In the realm of high-end horology, energy management in mechanical watchmaking is not merely a resource—it is a closed system. Precision, reliability, and long-term chronometric performance are direct consequences of how energy is generated, stored, transmitted, and regulated. From a technical standpoint, the evolution of energy management mechanisms has been the defining factor behind the most significant breakthroughs in modern movement architecture.
This article explores the transition from traditional power storage to intelligent energy management, focusing on torque stability and mechanical efficiency.
The Barrel Assembly: From Passive Reservoir to Strategic Component
Historically, the mainspring barrel was treated as a passive container. Modern horological engineering has transformed it into a dynamic element that dictates the movement’s rate stability.
• Advanced Mainspring Metallurgy: Contemporary mainsprings utilize Nivaflex-based alloys and cobalt-chrome compositions that offer flatter torque curves and superior fatigue resistance. These alloys allow for extended power reserves (72h to 10-day calibers) without the traditional “power drop-off” that compromises isochronism.
• Modular Barrel Architectures:
• Series Configuration: Aimed at increasing autonomy by summing the rotation of multiple drums.
• Parallel Configuration: Aimed at increasing torque (Nm) to maintain high-frequency balance wheels or drive complex complications without amplitude loss.
• Efficiency Optimizations: The integration of ball-bearing mounted barrels and “coverless” designs reduces vertical play and parasitic friction, ensuring a more linear transmission of force to the center wheel.

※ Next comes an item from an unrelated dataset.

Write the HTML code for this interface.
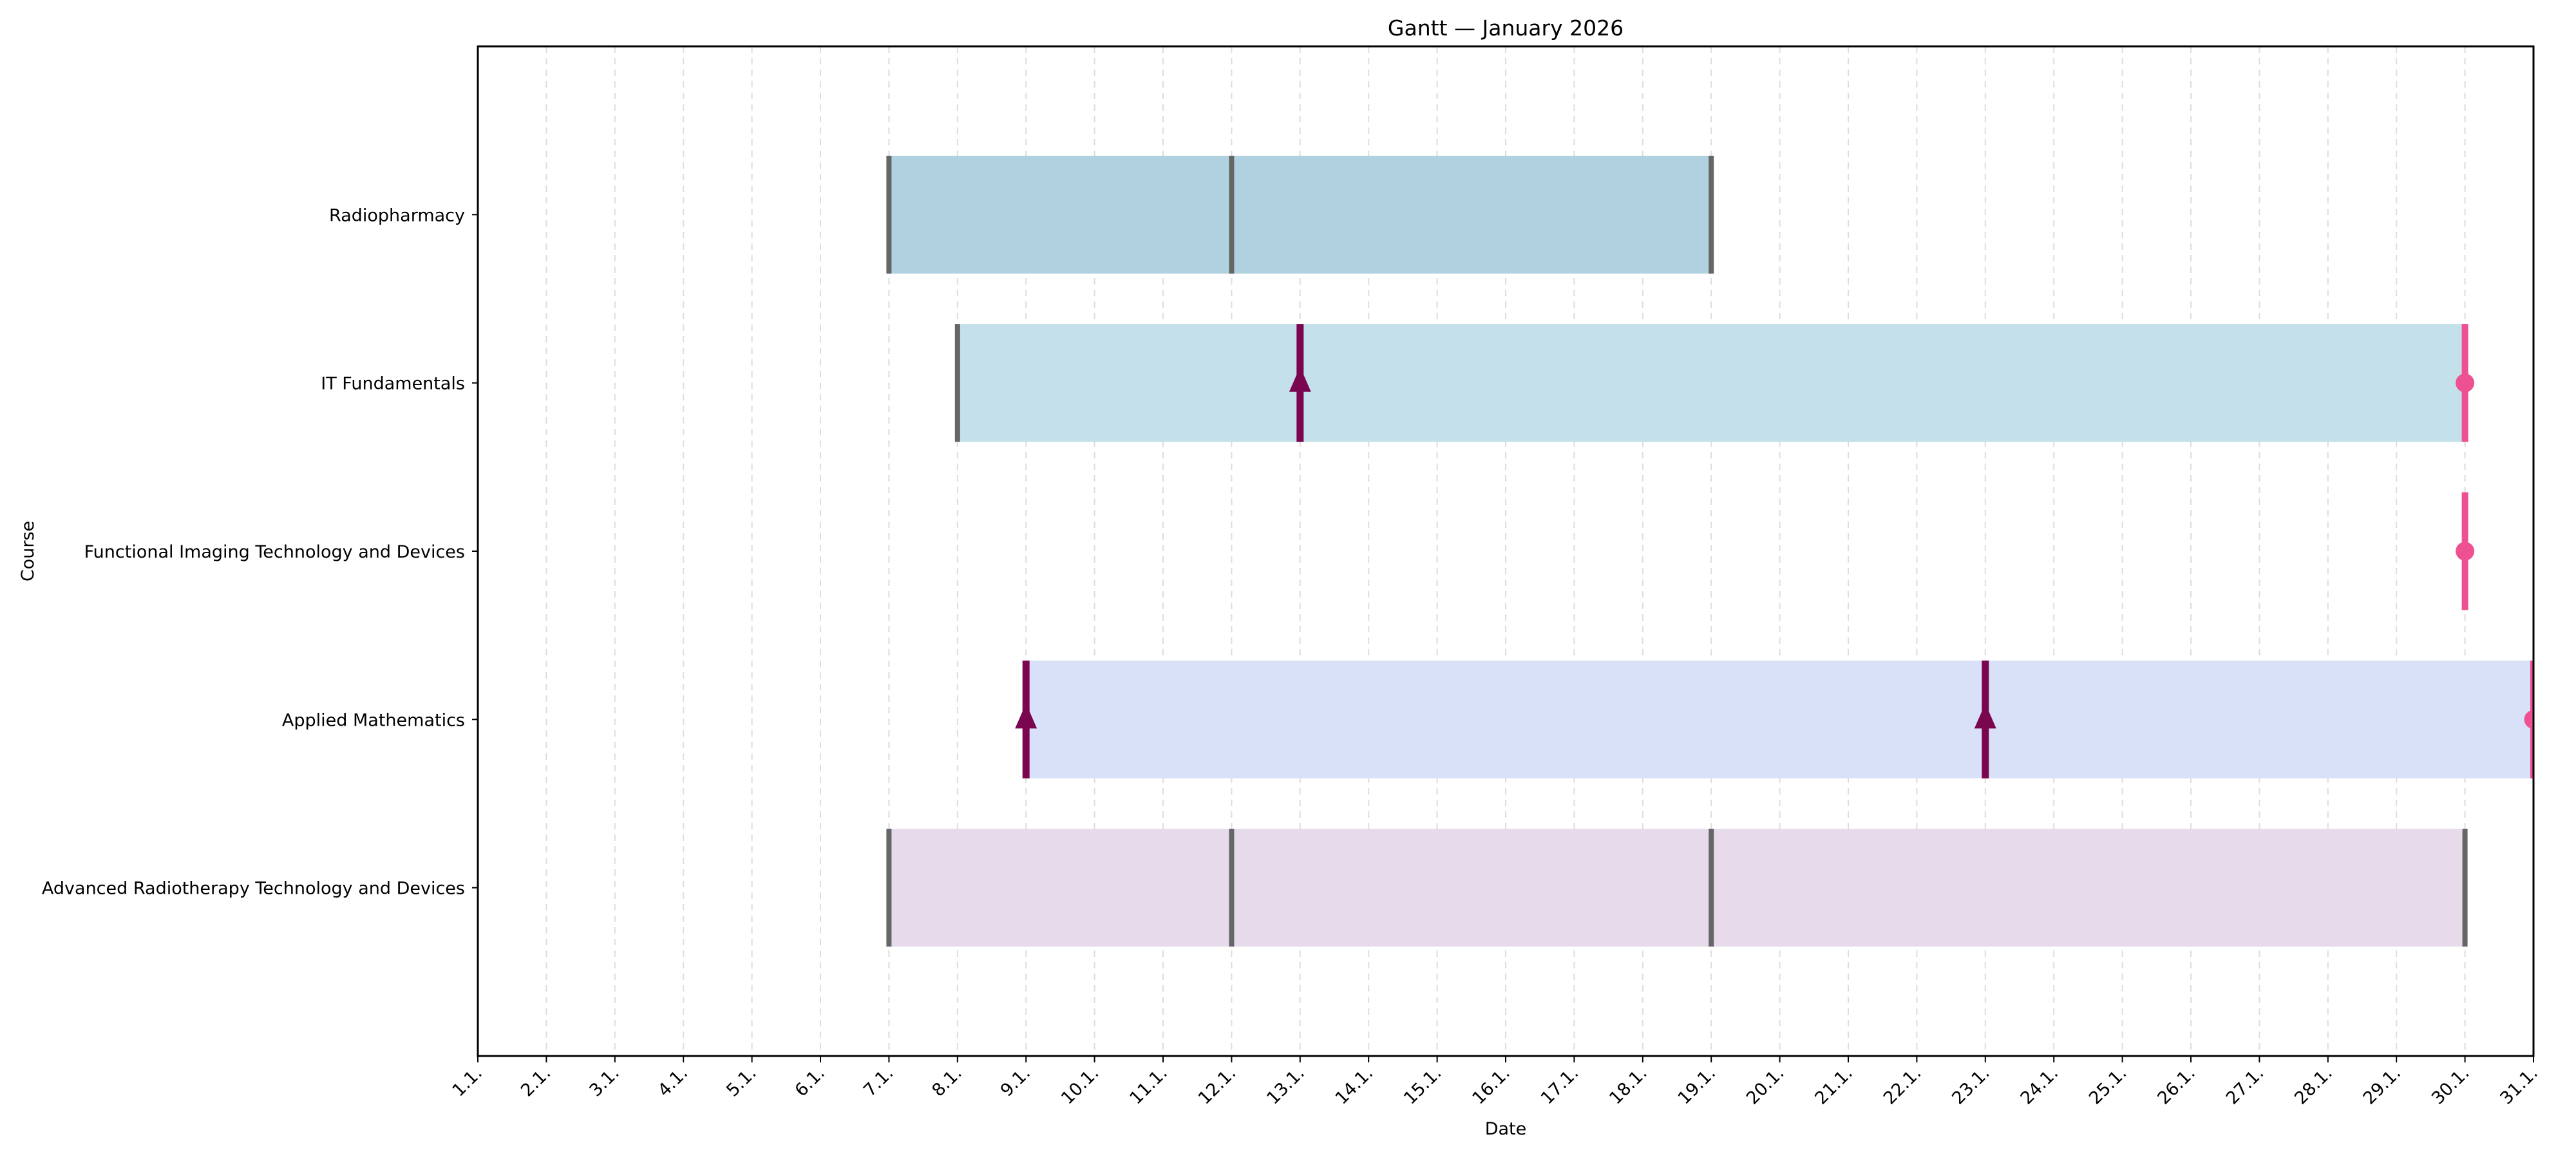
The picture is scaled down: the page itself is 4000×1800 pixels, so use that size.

Torque Management: The Pursuit of Constant Force
The non-linear discharge of a mainspring remains the primary enemy of isochronism. A professional watchmaker understands that regulating a movement is futile if the torque delivered to the escapement is inconsistent.
• Constant-Force Systems: Solutions like the Fusée-and-chain continue to be the gold standard for mechanical compensation, using a cone-shaped pulley to equalize torque. However, we are seeing a resurgence of the Remontoire d’égalité—a secondary short-term spring that recharges at fixed intervals (e.g., every second), effectively isolating the escapement from the mainspring’s declining force.
• Direct-Impulse Escapements: New geometries, such as the Grand Seiko Dual Impulse or the Omega Co-Axial, are designed to minimize energy dissipation during the locking and unlocking phases, making the system less sensitive to slight torque fluctuations.
Transmission Efficiency and Friction Reduction
The future of the “mechanical heart” lies not in generating more power, but in wasting less. We are moving toward a “low-friction” philosophy.
• High-Tech Materials: The use of silicon (Elinvar/Silinvar) and LIGA-fabricated nickel-phosphorus parts has revolutionized the pallet fork and escape wheel. These components are antimagnetic, lightweight (lower inertia), and require zero lubrication, drastically reducing energy loss.
• Surface Engineering: Diamond-Like Carbon (DLC) coatings on pivots and optimized cycloidal gear tooth profiles ensure that the energy produced in the barrel reaches the balance wheel with over 90% efficiency, compared to the 60–70% seen in vintage calibers.
Automatic Winding: Optimized Energy Harvesting
The automatic caliber has evolved from a simple oscillating weight to a highly sophisticated energy acquisition system.
• Rotor Topologies: The shift toward peripheral rotors and micro-rotors is no longer just aesthetic. These designs optimize the movement’s center of gravity and reduce the load on the winding bridges.
• Reduction Gear Efficiency: Modern ceramic ball bearings for rotors and bidirectional “Magic Lever” or “Pellaton” evolved systems have reduced the “dead angle” of winding, allowing the watch to reach its maximum state of charge even with sedentary user behavior.
Future Trends: The Era of Energy-Conscious Horology
The next decade will see a transition toward “Intelligent Mechanical Architecture.” We are moving beyond the 4Hz standard toward systems that manage energy with surgical precision.
• Integrated Torque Management Modules: Future calibers will likely feature built-in differential systems that automatically decouple the barrel when torque falls below a specific chronometric threshold (power reserve shut-off).
• Virtual Simulation & Digital Twins: The use of FEA (Finite Element Analysis) in the design phase allows watchmakers to calculate the exact friction coefficient of every tooth and pivot, creating movements that can run for 10+ years without a significant drop in amplitude.
• Monolithic Regulators: Emerging compliant mechanisms (like the Zenith Oscillator) eliminate the need for traditional hairsprings and palettes, reducing the number of parts and, consequently, the energy required to maintain oscillation.
Conclusion: Energy as a Design Philosophy
A well-conceived mechanical watch is not defined by its complexity, but by the intelligence with which it manages its energy budget. As professional watchmakers, our responsibility extends beyond mere repair; we must master the flow of energy from the arbor to the impulse pin.
Understanding the physics of energy transmission is what ensures that mechanical watchmaking remains not a relic of the past, but a peak of engineering for the future.